Hard stop on hospital infections

Illustrated by
Rachel Keeney

Pitt Med clinical scientists, with partners at Carnegie Mellon University, have found that machine learning and whole genome sequencing surveillance can stop in-hospital infections in their tracks.

They published their findings in fall 2021 in Clinical Infectious Diseases. UPMC Presbyterian is now implementing their system, designed to save lives and cut costs, in real time.

Senior author on the study Lee Harrison is an MD professor of medicine at the School of Medicine and of epidemiology at the School of Public Health; he leads the team using the Enhanced Detection System for Healthcare-Associated Transmission (EDS-HAT). EDS-HAT couples genomic sequencing with computer algorithms connected to the vast trove of data in electronic health records. When sequencing detects that two or more patients have near-identical strains of an infection, machine learning quickly mines those patients’ electronic health records for commonalities; it then alerts infection preventionists to investigate and halt further transmission.
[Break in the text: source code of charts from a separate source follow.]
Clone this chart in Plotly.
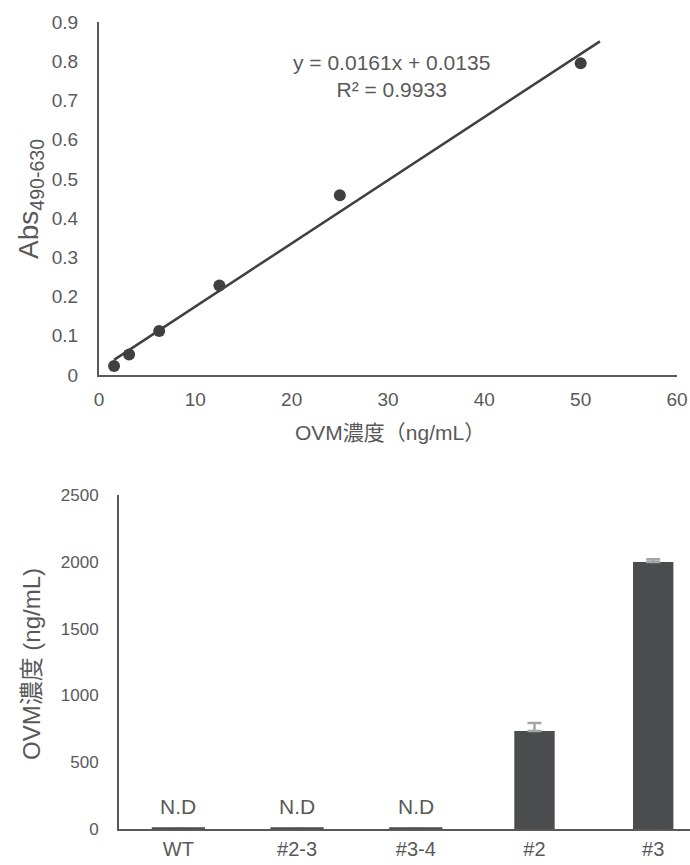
import plotly.graph_objects as go

# ---- data: standard curve ----
std_conc = [1.5625, 3.125, 6.25, 12.5, 25, 50]
std_abs = [0.023, 0.052, 0.112, 0.228, 0.458, 0.795]
fit_slope = 0.0161
fit_intercept = 0.0135
fit_x_end = 52
r_squared = 0.9933

# ---- data: samples ----
samples = ["WT", "#2-3", "#3-4", "#2", "#3"]
ovm_conc = [0, 0, 0, 733, 1998]
ovm_err = [0, 0, 0, 60, 22]
nd_samples = ["WT", "#2-3", "#3-4"]
nd_values = [0, 0, 0]

W, H = 690, 865
FONT = "Liberation Sans, Arial, Noto Sans CJK JP, sans-serif"
TXT = "#595959"
AX = "#595959"

def px_x(p):
    return p / W

def px_y(p):
    return 1 - p / H

fig = go.Figure()

# trend line
fit_x = [std_conc[0], fit_x_end]
fit_y = [fit_slope * v + fit_intercept for v in fit_x]
fig.add_trace(go.Scatter(x=fit_x, y=fit_y, mode="lines",
                         line=dict(color="#404040", width=2.5),
                         xaxis="x", yaxis="y", showlegend=False, hoverinfo="skip"))
fig.add_trace(go.Scatter(x=std_conc, y=std_abs, mode="markers",
                         marker=dict(color="#404040", size=12),
                         xaxis="x", yaxis="y", showlegend=False))

# bars
fig.add_trace(go.Bar(x=samples, y=ovm_conc, width=0.34,
                     marker=dict(color="#4b4c4e", line=dict(width=0)),
                     error_y=dict(type="data", array=ovm_err, symmetric=False,
                                  arrayminus=[0] * len(ovm_err), color="#a5a5a5",
                                  thickness=2.5, width=7),
                     xaxis="x2", yaxis="y2", showlegend=False))
# N.D markers at zero
fig.add_trace(go.Scatter(x=nd_samples, y=nd_values, mode="markers",
                         marker=dict(symbol="line-ew", size=38,
                                     line=dict(color="#4b4c4e", width=3.5)),
                         xaxis="x2", yaxis="y2", showlegend=False, cliponaxis=False,
                         hoverinfo="skip"))

def axis_common(size):
    return dict(showline=True, linecolor=AX, linewidth=2, showgrid=False,
                zeroline=False, ticks="", automargin=False,
                tickfont=dict(size=size, color=TXT, family=FONT))

fig.update_layout(
    width=W, height=H,
    margin=dict(l=0, r=0, t=0, b=0, autoexpand=False),
    paper_bgcolor="white", plot_bgcolor="white",
    font=dict(family=FONT, color=TXT),
    xaxis=dict(domain=[px_x(99), px_x(677)], range=[0, 60], dtick=10,
               anchor="y", ticklabelstandoff=6, **axis_common(19)),
    yaxis=dict(domain=[px_y(375), px_y(22)], range=[0, 0.9], dtick=0.1,
               anchor="x", ticklabelstandoff=15, **axis_common(19)),
    xaxis2=dict(domain=[px_x(119), 1.0], range=[-0.5, 4.31],
                anchor="y2", ticklabelstandoff=1, **axis_common(20)),
    yaxis2=dict(domain=[px_y(829), px_y(495)], range=[0, 2500], dtick=500,
                anchor="x2", ticklabelstandoff=15, **axis_common(17)),
)

for s in nd_samples:
    fig.add_annotation(x=s, y=0, xref="x2", yref="y2", text="N.D",
                       showarrow=False, xanchor="center", yanchor="bottom", yshift=9,
                       font=dict(size=21, color=TXT, family=FONT))

def paper_text(x, y, text, size, angle=0):
    fig.add_annotation(x=px_x(x), y=px_y(y), xref="paper", yref="paper",
                       text=text, textangle=angle, showarrow=False,
                       xanchor="center", yanchor="middle", align="center",
                       font=dict(size=size, color=TXT, family=FONT))

paper_text(391, 76, f"y = {fit_slope}x + {fit_intercept}<br>R² = {r_squared}", 21)
paper_text(30, 199, "Abs<sub>490-630</sub>", 28, -90)
paper_text(390, 432, "OVM濃度（ng/mL）", 21)
paper_text(31, 664, "OVM濃度 (ng/mL)", 24, -90)

fig.write_html("out.html", config={"displayModeBar": False},
               post_script="document.body.style.margin='0';")
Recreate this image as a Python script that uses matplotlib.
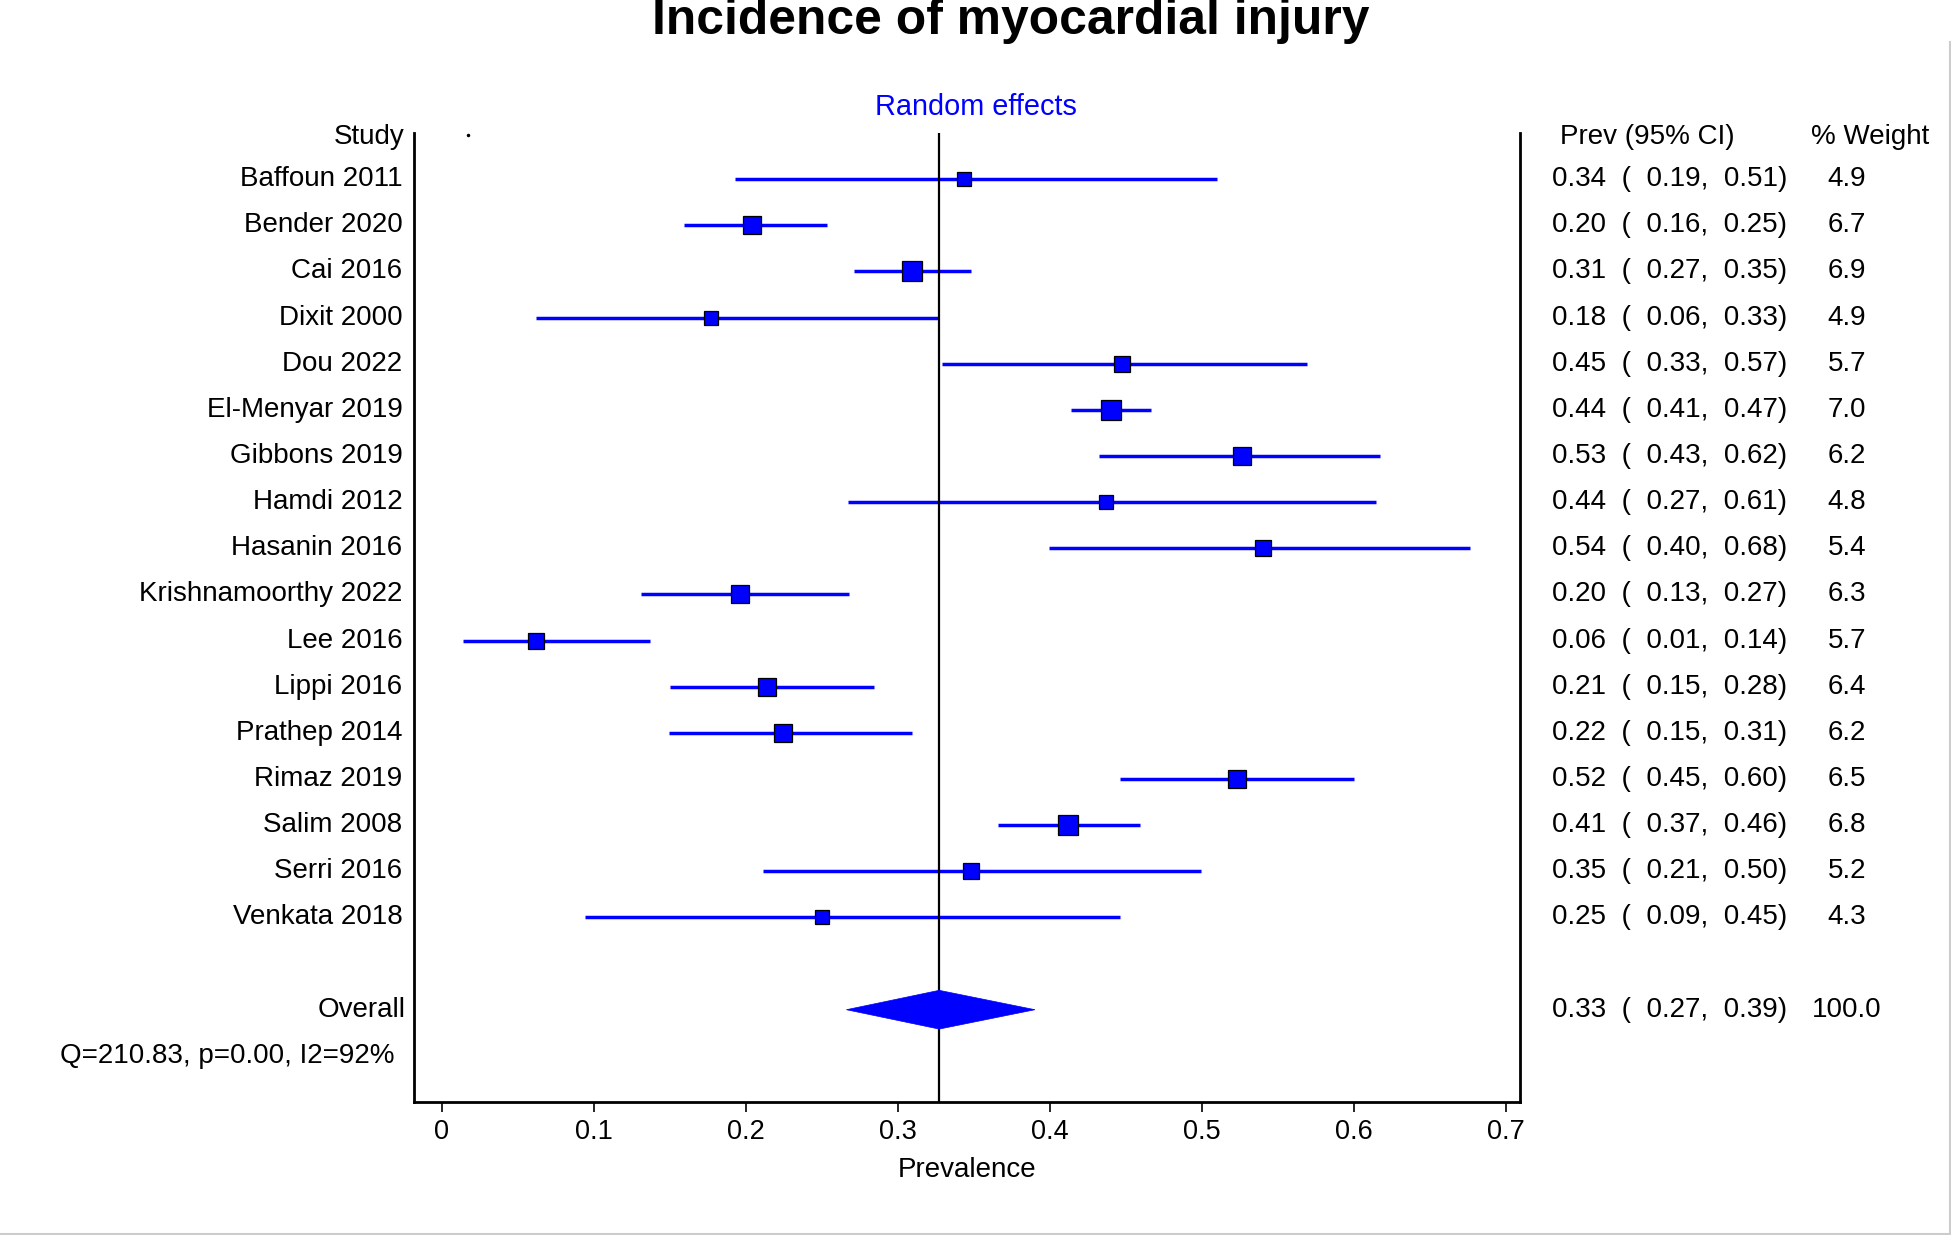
import matplotlib
matplotlib.use("Agg")
import matplotlib.pyplot as plt
from matplotlib.patches import Polygon
from matplotlib.lines import Line2D
import numpy as np

plt.rcParams['font.family'] = ['Liberation Sans', 'DejaVu Sans']

# ---------------- data ----------------
title = "Incidence of myocardial injury"
studies = ["Baffoun 2011", "Bender 2020", "Cai 2016", "Dixit 2000", "Dou 2022",
           "El-Menyar 2019", "Gibbons 2019", "Hamdi 2012", "Hasanin 2016",
           "Krishnamoorthy 2022", "Lee 2016", "Lippi 2016", "Prathep 2014",
           "Rimaz 2019", "Salim 2008", "Serri 2016", "Venkata 2018"]
prev = [0.343, 0.204, 0.309, 0.177, 0.447, 0.440, 0.526, 0.437, 0.540, 0.196,
        0.062, 0.214, 0.224, 0.523, 0.412, 0.348, 0.250]
lower = [0.193, 0.159, 0.271, 0.062, 0.329, 0.414, 0.432, 0.267, 0.399, 0.131,
         0.014, 0.150, 0.149, 0.446, 0.366, 0.211, 0.094]
upper = [0.510, 0.253, 0.348, 0.326, 0.569, 0.466, 0.617, 0.614, 0.676, 0.268,
         0.137, 0.284, 0.309, 0.600, 0.459, 0.499, 0.446]
weight = [4.9, 6.7, 6.9, 4.9, 5.7, 7.0, 6.2, 4.8, 5.4, 6.3, 5.7, 6.4, 6.2,
          6.5, 6.8, 5.2, 4.3]
overall_label = "Overall"
overall_prev = 0.327
overall_lower = 0.266
overall_upper = 0.390
overall_weight = 100.0
heterogeneity = "Q=210.83, p=0.00, I2=92%"
x_ticks = [0, 0.1, 0.2, 0.3, 0.4, 0.5, 0.6, 0.7]
x_tick_labels = ["0", "0.1", "0.2", "0.3", "0.4", "0.5", "0.6", "0.7"]
stray_dot_x = 0.017  # small artifact dot on header row

# ---------------- figure ----------------
FS = 20
fig = plt.figure(figsize=(19.51, 12.35), dpi=100)
ax = fig.add_axes([0.2122, 0.1077, 0.5669, 0.7846])
ax.set_xlim(-0.0184, 0.709)
ax.set_ylim(21, 0)

rows = np.arange(1, len(studies) + 1)
overall_row = len(studies) + 2
q_row = overall_row + 1

ax.hlines(rows, lower, upper, color='blue', lw=2.5, zorder=1)
ax.axvline(overall_prev, color='black', lw=1.6, zorder=2)
sizes = 14.0 * (np.array(weight) / max(weight)) ** 0.75
for r, p, s in zip(rows, prev, sizes):
    ax.plot(p, r, marker='s', ms=s, mfc='blue', mec='black', mew=0.9,
            linestyle='none', zorder=3)

hh = 0.42
diamond = Polygon([[overall_lower, overall_row], [overall_prev, overall_row - hh],
                   [overall_upper, overall_row], [overall_prev, overall_row + hh]],
                  closed=True, facecolor='blue', edgecolor='blue', lw=0.5, zorder=4)
ax.add_patch(diamond)
ax.plot(stray_dot_x, 0.05, marker='.', ms=3, color='black', zorder=3)

# spines / ticks
ax.spines['top'].set_visible(False)
for s in ['left', 'right', 'bottom']:
    ax.spines[s].set_linewidth(2.0)
ax.set_yticks([])
ax.set_xticks(x_ticks)
ax.set_xticklabels(x_tick_labels)
ax.tick_params(axis='x', length=7, width=1.2, labelsize=19.5, pad=5)
ax.set_xlabel("Prevalence", fontsize=20, labelpad=9)

# left labels
hdr = 0.08
ax.text(-0.0245, hdr, "Study", ha='right', va='center', fontsize=FS, clip_on=False)
for r, name in zip(rows, studies):
    ax.text(-0.026, r, name, ha='right', va='center', fontsize=FS, clip_on=False)
ax.text(-0.024, overall_row, overall_label, ha='right', va='center', fontsize=FS, clip_on=False)
ax.text(-0.031, q_row, heterogeneity, ha='right', va='center', fontsize=FS, clip_on=False)

# right columns
ax.text(0.7355, hdr, "Prev (95% CI)", ha='left', va='center', fontsize=FS, clip_on=False)
ax.text(0.939, hdr, "% Weight", ha='center', va='center', fontsize=FS, clip_on=False)
for r, p, lo, hi, w in zip(rows, prev, lower, upper, weight):
    ax.text(0.730, r, f"{p:.2f}  (  {lo:.2f},  {hi:.2f})", ha='left', va='center',
            fontsize=FS, clip_on=False)
    ax.text(0.924, r, f"{w:.1f}", ha='center', va='center', fontsize=FS, clip_on=False)
ax.text(0.730, overall_row, f"{overall_prev:.2f}  (  {overall_lower:.2f},  {overall_upper:.2f})",
        ha='left', va='center', fontsize=FS, clip_on=False)
ax.text(0.924, overall_row, f"{overall_weight:.1f}", ha='center', va='center',
        fontsize=FS, clip_on=False)

ax.text(0.351, -0.57, "Random effects", ha='center', va='center', fontsize=20.8,
        color='blue', clip_on=False)

fig.text(0.518, 0.983, title, ha='center', va='center', fontsize=35.8, fontweight='bold')

# screenshot border lines
fig.add_artist(Line2D([0.9993, 0.9993], [0, 1 - 42 / 1235], transform=fig.transFigure,
                      color='#cccccc', lw=1.5))
fig.add_artist(Line2D([0, 1], [0.0012, 0.0012], transform=fig.transFigure,
                      color='#cccccc', lw=1.5))

fig.savefig('out.png', dpi=100)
Alexander Sundermann is a clinical research coordinator and a recently minted DrPH and assistant professor of medicine. He says the typical model hospitals use for detection is labor-intensive and often dependent on busy health care workers noticing a shared infection between patients. “These practices haven’t changed significantly in over a century,” adds Harrison.

From 2016 to 2018, UPMC Presbyterian ran EDS-HAT with a six-month lag (so as not to interfere with normal clinical practice) for several infectious pathogens often associated with health care–acquired infections. EDS-HAT detected 99 clusters of similar infections in that period and identified at least one potential transmission route in 65% of those clusters. During the same period, infection prevention used whole genome sequencing to aid in the investigation of 15 suspected outbreaks, two of which revealed genetically related infections.

If EDS-HAT had been running in real time, the team estimates as many as 63 transmissions of an infectious disease from one patient to another could have been prevented. It also would have saved the hospital up to $692,000.

Harrison says the current real-time implementation has detected one bronchoscopy-associated cluster and multiple nursing unit–based clusters. Hospital staff members were able to intervene for all of those.